Show all filings for FIDELITY NATIONAL FINANCIAL, INC.

Form 8-K for FIDELITY NATIONAL FINANCIAL, INC.


29-Oct-2013

Entry into a Material Definitive Agreement, Other Events, Finan


Item 1.01. Entry into a Material Definitive Agreement.

On October 24, 2013, Fidelity National Financial, Inc. (the "Company") entered into an underwriting agreement (the "Underwriting Agreement") with Merrill Lynch, Pierce, Fenner & Smith Incorporated and J.P. Morgan Securities LLC, as representatives of the Underwriters named in Schedule I thereto (collectively, the "Underwriters"). Pursuant to the terms and conditions of the Underwriting Agreement, the Company agreed to sell to the Underwriters up to 19,837,500 shares of the Company's Class A common stock, par value $0.0001 per share, including shares subject to an over-allotment option (collectively, the "Shares"). Delivery of the Shares, including the option shares, is expected to occur on October 30, 2013, subject to customary closing conditions. The Shares were offered and are being sold under the Company's shelf registration statement on Form S-3 (Registration No. 333-174650) filed on June 1, 2011 (as amended by Post-Effective Amendment No. 1 filed on June 3, 2011 the "Registration Statement"), as supplemented by a prospectus supplement.

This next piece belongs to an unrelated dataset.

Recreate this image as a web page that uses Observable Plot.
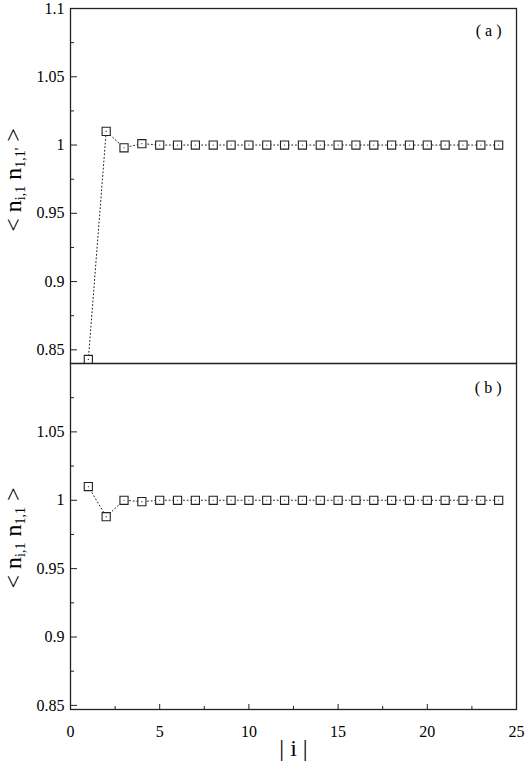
<!DOCTYPE html>
<html><head><meta charset="utf-8">
<script src="https://cdn.jsdelivr.net/npm/d3@7"></script>
<script src="https://cdn.jsdelivr.net/npm/@observablehq/plot@0.6"></script>
<style>
body{margin:0;background:#fff}
#chart svg{display:block}
#chart svg, #chart svg text, #chart svg tspan { font-family: "Liberation Serif", "DejaVu Serif", serif !important; }
</style>
</head><body><div id="chart"></div>
<script>
// ---- data ----
const iValues = [1,2,3,4,5,6,7,8,9,10,11,12,13,14,15,16,17,18,19,20,21,22,23,24];
const seriesA = [0.843,1.010,0.998,1.001,1,1,1,1,1,1,1,1,1,1,1,1,1,1,1,1,1,1,1,1];
const seriesB = [1.010,0.988,1.000,0.999,1,1,1,1,1,1,1,1,1,1,1,1,1,1,1,1,1,1,1,1];
const xTicks = [0,5,10,15,20,25];
const xMinorTicks = [2.5,7.5,12.5,17.5,22.5];
const yTicksA = [0.85,0.9,0.95,1,1.05,1.1];
const yTicksB = [0.85,0.9,0.95,1,1.05];
const yMinorTicks = [0.875,0.925,0.975,1.025,1.075];
const panelLabels = ["( a )", "( b )"];
const xLabel = "| i |";

const FONT = '"Liberation Serif", "DejaVu Serif", serif';
const INK = "#222";
const fmt = d => String(+d.toFixed(3));

const dataA = iValues.map((x, k) => ({x, y: seriesA[k]}));
const dataB = iValues.map((x, k) => ({x, y: seriesB[k]}));

function seriesMarks(data) {
  return [
    Plot.line(data, {x: "x", y: "y", stroke: INK, strokeWidth: 1, strokeDasharray: "1,2.6"}),
    Plot.dot(data, {x: "x", y: "y", symbol: "square", r: 4.6, stroke: INK, strokeWidth: 1.1, fill: "white"}),
    Plot.dot(data, {x: "x", y: "y", r: 0.6, fill: INK, stroke: null})
  ];
}

function yAxes(major) {
  return [
    Plot.axisY(major, {tickSize: -7, tickPadding: 13, tickFormat: fmt, stroke: INK, fill: "black", fontSize: 16, label: null, fontFamily: FONT}),
    Plot.axisY(yMinorTicks, {tickSize: -4, tickPadding: 0, tickFormat: () => "", stroke: INK, label: null})
  ];
}

const common = {
  width: 526,
  marginLeft: 70,
  marginRight: 10,
  style: {fontFamily: FONT, fontSize: "16px", color: "black", background: "white", overflow: "visible"}
};

const plotA = Plot.plot({
  ...common,
  height: 363,
  marginTop: 8,
  marginBottom: 0,
  x: {domain: [0, 25], axis: null},
  y: {domain: [0.84, 1.1]},
  marks: [
    ...yAxes(yTicksA),
    ...seriesMarks(dataA),
    Plot.text([panelLabels[0]], {frameAnchor: "top-right", text: d => d, dx: -15, dy: 16, fontSize: 16, fill: "black", fontFamily: FONT}),
    Plot.frame({stroke: INK, strokeWidth: 1.3})
  ]
});

const plotB = Plot.plot({
  ...common,
  height: 400,
  marginTop: 0,
  marginBottom: 54,
  x: {domain: [0, 25]},
  y: {domain: [0.847, 1.1]},
  marks: [
    ...yAxes(yTicksB),
    Plot.axisX(xTicks, {tickSize: -5, tickPadding: 21, tickFormat: fmt, stroke: INK, fill: "black", fontSize: 16, label: null, fontFamily: FONT}),
    Plot.axisX(xMinorTicks, {tickSize: -3, tickPadding: 0, tickFormat: () => "", stroke: INK, label: null}),
    ...seriesMarks(dataB),
    Plot.text([panelLabels[1]], {frameAnchor: "top-right", text: d => d, dx: -15, dy: 18, fontSize: 16, fill: "black", fontFamily: FONT}),
    Plot.text([xLabel], {frameAnchor: "bottom", text: d => d, dy: 46, fontSize: 24, fill: "black", fontFamily: FONT}),
    Plot.frame({stroke: INK, strokeWidth: 1.3})
  ]
});

function addYLabel(svg, cy, parts) {
  const t = d3.select(svg).append("text")
    .attr("transform", `translate(21,${cy}) rotate(-90)`)
    .attr("text-anchor", "middle")
    .style("font-family", FONT)
    .attr("font-size", 24)
    .attr("fill", "black");
  for (const p of parts) {
    const s = t.append("tspan").text(p.t);
    if (p.sub) s.attr("font-size", 14).attr("baseline-shift", "-30%");
  }
}

addYLabel(plotA, 180, [{t: "< n"}, {t: "i,1", sub: true}, {t: " n"}, {t: "1,1'", sub: true}, {t: " >"}]);
addYLabel(plotB, 538 - 363, [{t: "< n"}, {t: "i,1", sub: true}, {t: " n"}, {t: "1,1", sub: true}, {t: " >"}]);

document.getElementById("chart").append(plotA, plotB);
</script>
</body></html>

The Company has agreed to indemnify the Underwriters against certain liabilities, including liabilities under the Securities Act. Certain of the Underwriters have provided to the Company in the past and may provide from time to time in the future certain commercial banking, financial advisory, investment banking and other services for which they have received and may continue to receive customary fees and expenses.

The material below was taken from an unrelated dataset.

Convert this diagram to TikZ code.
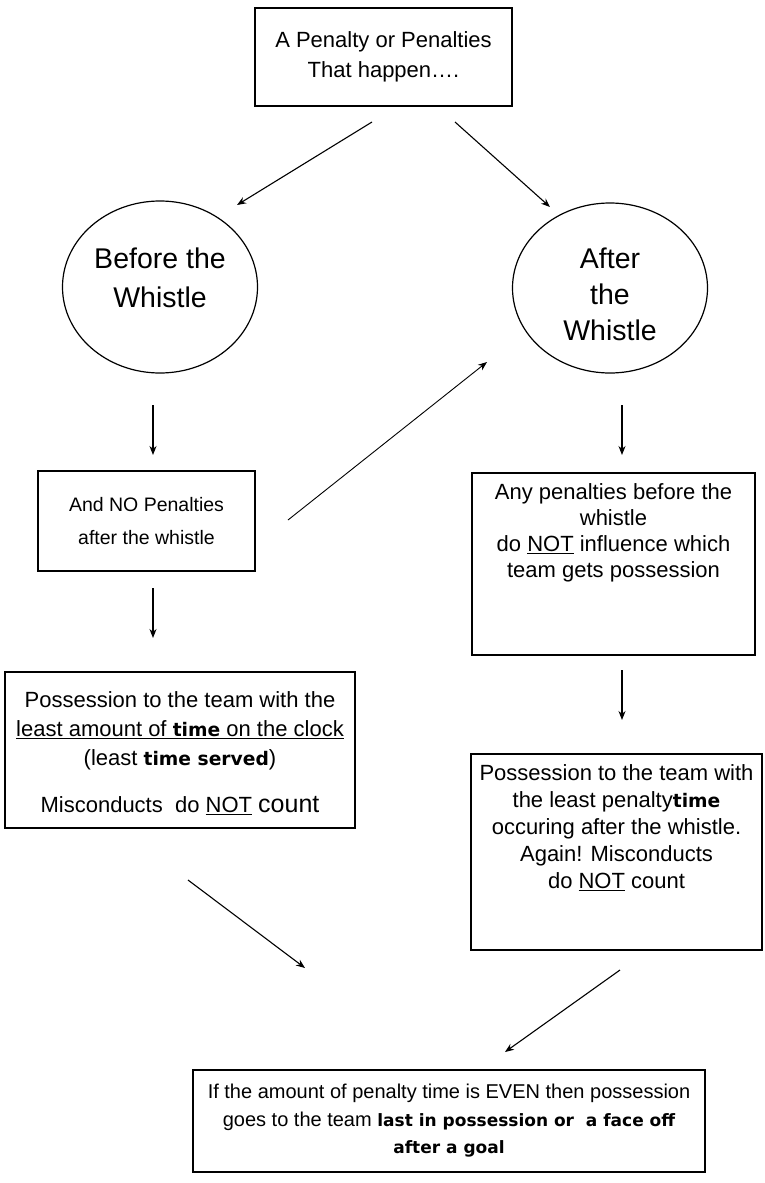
\documentclass[tikz,border=0pt]{standalone}
\usepackage{fontspec}
\setmainfont{Liberation Sans}
\newfontfamily\comicfont[Scale=0.85]{DejaVu Sans}
\usetikzlibrary{shapes.geometric,arrows.meta}

\newcommand{\cb}[1]{{\comicfont\bfseries #1}}

\tikzset{
  box/.style={draw, line width=1.4pt, inner sep=0pt},
  oval/.style={draw, ellipse, line width=1.2pt, inner sep=0pt},
  txt/.style={align=center, inner sep=0pt, font=\fontsize{22}{27}\selectfont},
  ovaltxt/.style={align=center, inner sep=0pt, font=\fontsize{28.5}{37}\selectfont},
}

\begin{document}
\begin{tikzpicture}[x=1pt,y=-1pt]

  \fill[white] (0,0) rectangle (765,1183);
  \useasboundingbox (0,0) rectangle (765,1183);

  % top and the two ovals
  \node[box, txt, minimum width=257, minimum height=98,
    font=\fontsize{22}{30}\selectfont] (penalty) at (383.5,57)
    {A Penalty or Penalties\\That happen….};
  \node[oval, minimum width=195, minimum height=172] (before) at (160,287) {};
  \node[ovaltxt, font=\fontsize{28.5}{39}\selectfont] (beforetxt)
    at ([yshift=9pt]before.center) {Before the\\Whistle};
  \node[oval, minimum width=195, minimum height=170] (after) at (610,288) {};
  \node[ovaltxt, font=\fontsize{28.5}{36}\selectfont] (aftertxt)
    at ([yshift=-6pt]after.center) {After\\the\\Whistle};

  % left column
  \node[box, txt, minimum width=217, minimum height=100,
    font=\fontsize{19.5}{33}\selectfont] (nopen) at (146.5,521)
    {And NO Penalties\\after the whistle};
  \node[box, minimum width=350, minimum height=156] (leastclock) at (180,750) {};
  \node[txt, font=\fontsize{22}{29}\selectfont, anchor=north] (clocktxt)
    at ([yshift=-20pt]leastclock.north)
    {Possession to the team with the\\
     \underline{least amount of \cb{time} on the clock}\\
     (least \cb{time served})\\[18pt]
     Misconducts\ \ do \underline{NOT} {\fontsize{25}{29}\selectfont count}};

  % right column
  \node[box, minimum width=283, minimum height=182] (anypen) at (613.5,564) {};
  \node[txt, font=\fontsize{22}{26}\selectfont, anchor=north] (anytxt)
    at ([yshift=-11pt]anypen.north)
    {Any penalties before the\\whistle\\do \underline{NOT} influence which\\team gets possession};
  \node[box, minimum width=291, minimum height=196] (leastpen) at (616.5,852) {};
  \node[txt, font=\fontsize{22}{27}\selectfont, anchor=north] (leasttxt)
    at ([yshift=-11pt]leastpen.north)
    {Possession to the team with\\the least penalty\cb{time}\\occuring after the whistle.\\
     Again! Misconducts\\do \underline{NOT} count};

  % bottom
  \node[box, txt, minimum width=512, minimum height=102,
    font=\fontsize{20}{27.5}\selectfont] (even) at (449,1121)
    {If the amount of penalty time is EVEN then possession\\
     goes to the team \cb{last in possession or\ \ a face off}\\
     \cb{after a goal}};

  % arrow ends
  \coordinate (s1) at (372,122);  \coordinate (e1) at (237,205);
  \coordinate (s2) at (455,122);  \coordinate (e2) at (550,207);
  \coordinate (s3) at (153,405);  \coordinate (e3) at (153,455);
  \coordinate (s4) at (622,405);  \coordinate (e4) at (622,455);
  \coordinate (s5) at (288,520);  \coordinate (e5) at (487,362);
  \coordinate (s6) at (153,588);  \coordinate (e6) at (153,638);
  \coordinate (s7) at (622,670);  \coordinate (e7) at (622,720);
  \coordinate (s8) at (188,880);  \coordinate (e8) at (305,968);
  \coordinate (s9) at (620,970);  \coordinate (e9) at (505,1052);

  \begin{scope}[every edge/.style={draw, line width=1.1pt,
      -{Stealth[length=9pt,width=7pt]}}]
    \path (s1) edge (e1);
    \path (s2) edge (e2);
    \path (s3) edge (e3);
    \path (s4) edge (e4);
    \path (s5) edge[line width=0.9pt] (e5);
    \path (s6) edge (e6);
    \path (s7) edge (e7);
    \path (s8) edge (e8);
    \path (s9) edge (e9);
  \end{scope}

\end{tikzpicture}
\end{document}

This summary of the Underwriting Agreement is qualified in its entirety by reference to the Underwriting Agreement filed herewith as Exhibit 1.1 and incorporated by reference into this Item 1.01.



Item 8.01. Other Events.

Weil, Gotshal & Manges LLP, counsel to the Company, has delivered an opinion to the Company regarding the legality of the Shares upon issuance and sale thereof, which is attached hereto as Exhibit 5.1. The opinion is incorporated by reference into the Registration Statement.



Item 9.01 Financial Statements and Exhibits.

(d) Exhibits

1.1 Underwriting Agreement, dated as of October 24, 2013.

5.1 Opinion of Weil, Gotshal & Manges LLP.

23.1 Consent of Weil, Gotshal & Manges LLP (included in Exhibit 5.1).